La Thailandia attende il suo Primo Ministro

La Thailandia attende il suo Primo Ministro

A più di un mese dalla vittoria elettorale di Move Forward, il partito nato dal movimento pro-democrazia che portò in piazza i giovani contro i generali, il paese rimane in un limbo


Loretta Dalpozzo
Loretta Dalpozzo
La Thailandia attende il suo Primo Ministro

Una cosa è certa in Thailandia: con il voto del 14 maggio scorso, la maggior parte dei cittadini ha voluto mettere fine ad un decennio di governo filo-militare. Il partito liberale Move Forward Party (andare avanti), guidato dal carismatico 42enne uomo d’affari, Pita Limjaroenrat, educato ad Harvard, ha ottenuto la maggioranza dei seggi.

Tutto il resto rimane nel limbo.  I nuovi parlamentari thailandesi si incontreranno per la prima volta in una sessione parlamentare il 3 luglio. Un mese più tardi è attesa invece l’elezione del Primo Ministro. Pita ambisce a ricoprire la carica, che del resto gli spetta, ma nulla è scontato in un Paese in cui i giochi si fanno spesso dietro le quinte. La commissione elettorale ha aperto un’indagine nei confronti del leader di Move Forward, ex dirigente di azienda, accusato di possedere azioni non dichiarate di una società di media.
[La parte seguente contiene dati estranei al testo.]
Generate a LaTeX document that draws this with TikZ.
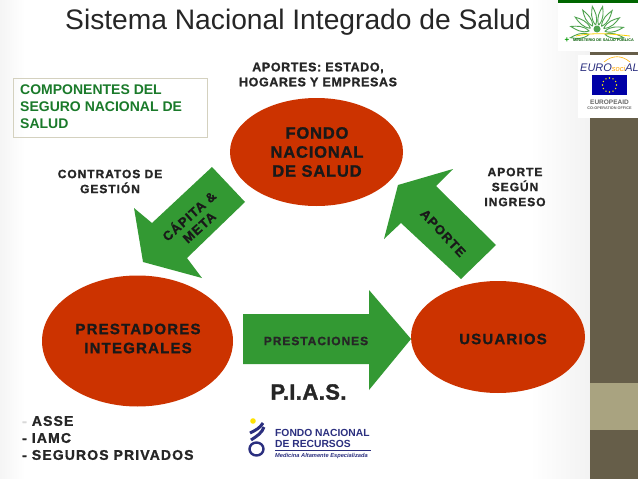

Con una simile indagine, il leader del partito Future Forward, il partito dalle cui ceneri è nato Move forward, venne escluso nel 2019 dopo una vittoria schiacciante. Dovesse ripetersi lo stesso scenario dobbiamo aspettarci nuove proteste di strada. Per il momento attivisti e sostenitori di Pita trattengono il fiato.

Più partiti, compresi i governi della regione, hanno invitato il Senato a rispettare la volontà del popolo e ad appoggiare gli sforzi per formare un nuovo governo. Quattro anni fa infatti, i 250 membri della Camera alta nominati dalla giunta militare, avevano votato per la nomina a premier dell’ex generale Prayut escludendo i veri vincitori del voto. Il futuro premier ha bisogno di almeno 376 voti da parte del Parlamento per venire eletto.

I milioni di elettori che hanno votato per andare avanti non rinunceranno  facilmente al cambiamento. E’ infatti il loro momento, il momento della nuova generazione, stanca dell’establishment che ha sempre messo davanti i propri interessi a quelli del Paese. Non sono solo i giovani che stanno scuotendo la politica del paese, anche i meno giovani, che dapprima hanno simpatizzato con le idee delle nuove generazioni e poi hanno avuto il coraggio di votare per Move Forward, e sono oggi una forza difficile da ignorare. Il partito di ispirazione progressista è in favore di una nuova Costituzione, che limiti il potere della monarchia e della giunta militare, gli ideali appunto delle proteste del 2020/2021. In Thailandia infatti le forze armate dipendono dal Re non dal ministero della Difesa.

Un’alleanza di otto partiti dovrebbe sostenere Pita Limjaroenrat come primo ministro e formare un governo di coalizione. Disaccordi esistono con il secondo partito di opposizione, Phue Thai, dell’ex Primo Ministro Thaksin Shinawatra, sull’elezione del Presidente del Parlamento. La futura coalizione dovrà portare avanti i suoi obiettivi, cercando, allo stesso tempo, di unire il paese con umiltà e attraverso il compromesso, senza rinunciare a quegli aspetti democratici, che non sono negoziabili.

Tradizionalisti, conservatori, royalisti continuano a rappresentare una fetta importante della società e fanno leva sul fatto che per una buona parte della popolazione, la presenza militare  è sinonimo di stabilità. Se alcuni dei paesi vicini hanno sconfitto l’autoritarismo, la Thailandia, sin dal 1932, fatica a portare avanti la trasformazione da monarchia assoluta a una monarchia costituzionale in una cornice democratica.

Se la Terra dei sorrisi riuscirà o meno a fare dei passi decisivi verso il pluralismo, dipenderà dalla volontà delle nuove generazioni di non soccombere alle pressioni dell’élite e dalla vecchia generazione di rinunciare agli stratagemmi politici del passato per restare al potere.